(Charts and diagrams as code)
***

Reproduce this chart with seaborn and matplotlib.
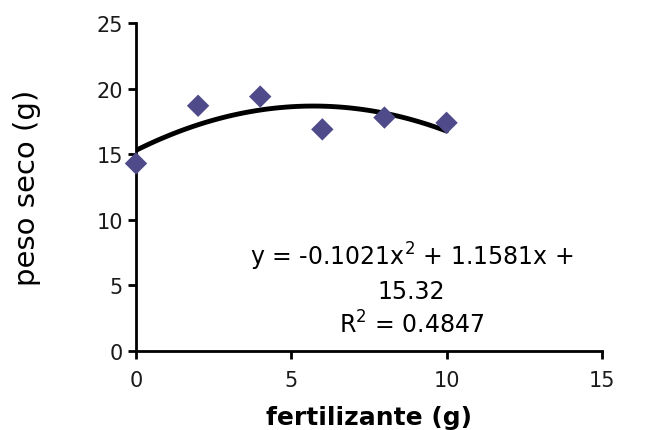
import pandas as pd
import seaborn as sns
import matplotlib.pyplot as plt

# datos
fertilizante = [0, 2, 4, 6, 8, 10]
peso_seco = [14.3, 18.7, 19.4, 16.9, 17.8, 17.4]
eq_text = "y = -0.1021x$^2$ + 1.1581x +\n15.32\nR$^2$ = 0.4847"

df = pd.DataFrame({"fertilizante": fertilizante, "peso_seco": peso_seco})

sns.set_style("ticks")
plt.rcParams['font.family'] = ['DejaVu Sans']
plt.rcParams['text.color'] = 'black'
plt.rcParams['axes.labelcolor'] = 'black'

fig = plt.figure(figsize=(6.65, 4.31), dpi=100)
ax = fig.add_axes([0.2045, 0.1833, 0.7005, 0.7607])

# línea de tendencia polinómica (orden 2)
sns.regplot(data=df, x="fertilizante", y="peso_seco", order=2, ci=None,
            scatter=False, truncate=True, ax=ax,
            line_kws={"color": "black", "lw": 3.5, "zorder": 2})
sns.scatterplot(data=df, x="fertilizante", y="peso_seco", marker="D", s=130,
                color="#4F4A8A", edgecolor="none", ax=ax, zorder=3,
                clip_on=False)

ax.set_xlim(0, 15)
ax.set_ylim(0, 25)
ax.set_xticks([0, 5, 10, 15])
ax.set_yticks([0, 5, 10, 15, 20, 25])
ax.tick_params(axis="both", labelsize=15, labelcolor="#1a1a1a", width=2,
               length=6, direction="out", color="black")
ax.tick_params(axis="x", pad=8)
for s in ["left", "bottom"]:
    ax.spines[s].set_linewidth(2)
    ax.spines[s].set_color("black")
sns.despine(ax=ax)

ax.set_xlabel("fertilizante (g)", fontsize=18, fontweight="bold", labelpad=10.5)
ax.set_ylabel("peso seco (g)", fontsize=21, labelpad=40)

ax.text(8.87, 4.75, eq_text, ha="center", va="center", fontsize=17,
        linespacing=1.35)

fig.savefig("out.png", dpi=100)
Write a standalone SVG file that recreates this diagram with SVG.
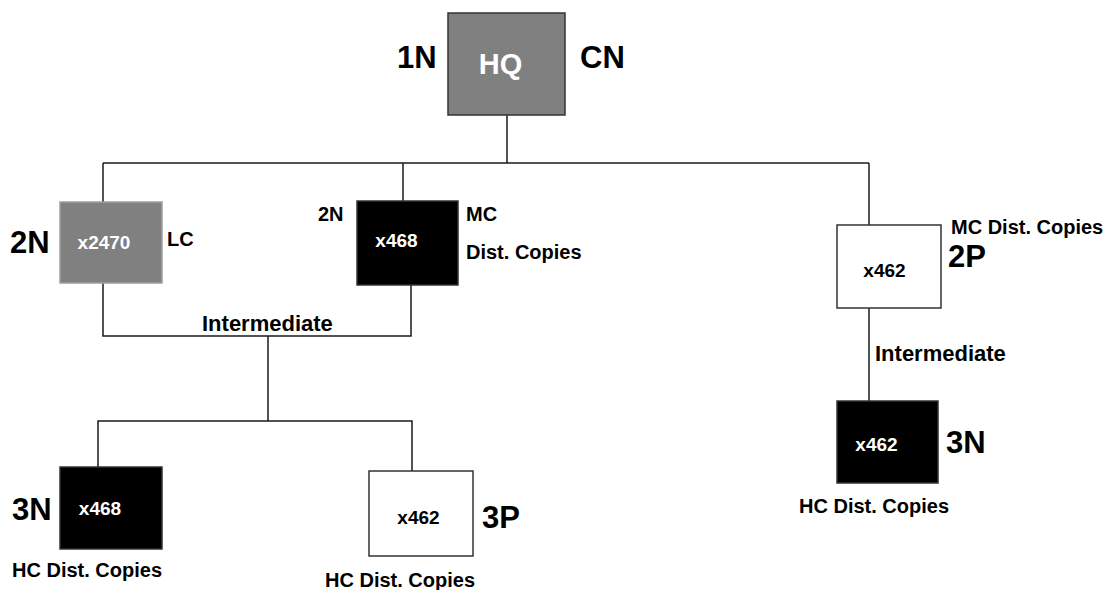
<svg xmlns="http://www.w3.org/2000/svg" width="1112" height="590" viewBox="0 0 1112 590">
<style>
text{font-family:"Liberation Sans",Arial,sans-serif;font-weight:bold;fill:#000}
.big{font-size:31px}
.mid{font-size:20px}
.lbl{font-size:19px;text-anchor:middle}
.w{fill:#fff}
.box{stroke:#333;stroke-width:1.5}
.gray{fill:#808080}
.blk{fill:#000}
.wht{fill:#fff}
#connectors path{fill:none;stroke:#1a1a1a;stroke-width:1.5}
</style>
<rect width="1112" height="590" fill="#fff"/>
<g id="connectors">
<path d="M507,115 V163"/>
<path d="M103,163 H869"/>
<path d="M103,163 V202"/>
<path d="M403,163 V201"/>
<path d="M869,163 V225"/>
<path d="M103,283 V336 H411 V285"/>
<path d="M268,336 V421"/>
<path d="M98,467 V421 H412 V471"/>
<path d="M869,308 V401"/>
</g>
<g id="hq">
<rect class="box gray" x="448" y="13" width="117" height="102"/>
<text class="w" x="500.5" y="74" font-size="29" text-anchor="middle">HQ</text>
<text class="big" x="397" y="68" font-size="30">1N</text>
<text class="big" x="580" y="68">CN</text>
</g>
<g id="lc">
<rect x="60" y="202" width="102" height="81" fill="#808080" stroke="#a0a0a0" stroke-width="1.5"/>
<text class="lbl w" x="104" y="249">x2470</text>
<text class="big" x="10" y="253" font-size="32">2N</text>
<text class="mid" x="167" y="246" font-weight="normal">LC</text>
</g>
<g id="mc">
<rect class="box blk" x="357" y="201" width="101" height="84"/>
<text class="lbl w" x="396.5" y="247">x468</text>
<text class="mid" x="318" y="221">2N</text>
<text class="mid" x="466" y="221">MC</text>
<text class="mid" x="466" y="259" font-size="21">Dist. Copies</text>
</g>
<g id="p2">
<rect class="box wht" x="837" y="225" width="104" height="83"/>
<text class="lbl" x="884.5" y="277">x462</text>
<text class="mid" x="951" y="234" font-size="19.5">MC Dist. Copies</text>
<text class="big" x="948" y="267">2P</text>
</g>
<g id="n3left">
<rect class="box blk" x="60" y="467" width="102" height="82"/>
<text class="lbl w" x="100" y="515">x468</text>
<text class="big" x="12" y="520">3N</text>
<text class="mid" x="12" y="577" font-size="20.5">HC Dist. Copies</text>
</g>
<g id="p3">
<rect class="box wht" x="369" y="471" width="104" height="85"/>
<text class="lbl" x="418.5" y="524">x462</text>
<text class="big" x="482" y="528" font-size="32">3P</text>
<text class="mid" x="325" y="587" font-size="20.5">HC Dist. Copies</text>
</g>
<g id="n3right">
<rect class="box blk" x="837" y="401" width="101" height="82"/>
<text class="lbl w" x="876.5" y="451">x462</text>
<text class="big" x="946" y="453">3N</text>
<text class="mid" x="799" y="513" font-size="21">HC Dist. Copies</text>
</g>
<g id="labels">
<text x="202" y="331" font-size="22">Intermediate</text>
<text x="875" y="361" font-size="22">Intermediate</text>
</g>
</svg>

***

Task goal: Provide the count, and nothing else, of lines in the data above where the word "with" occurs.

Result of the exercise: 2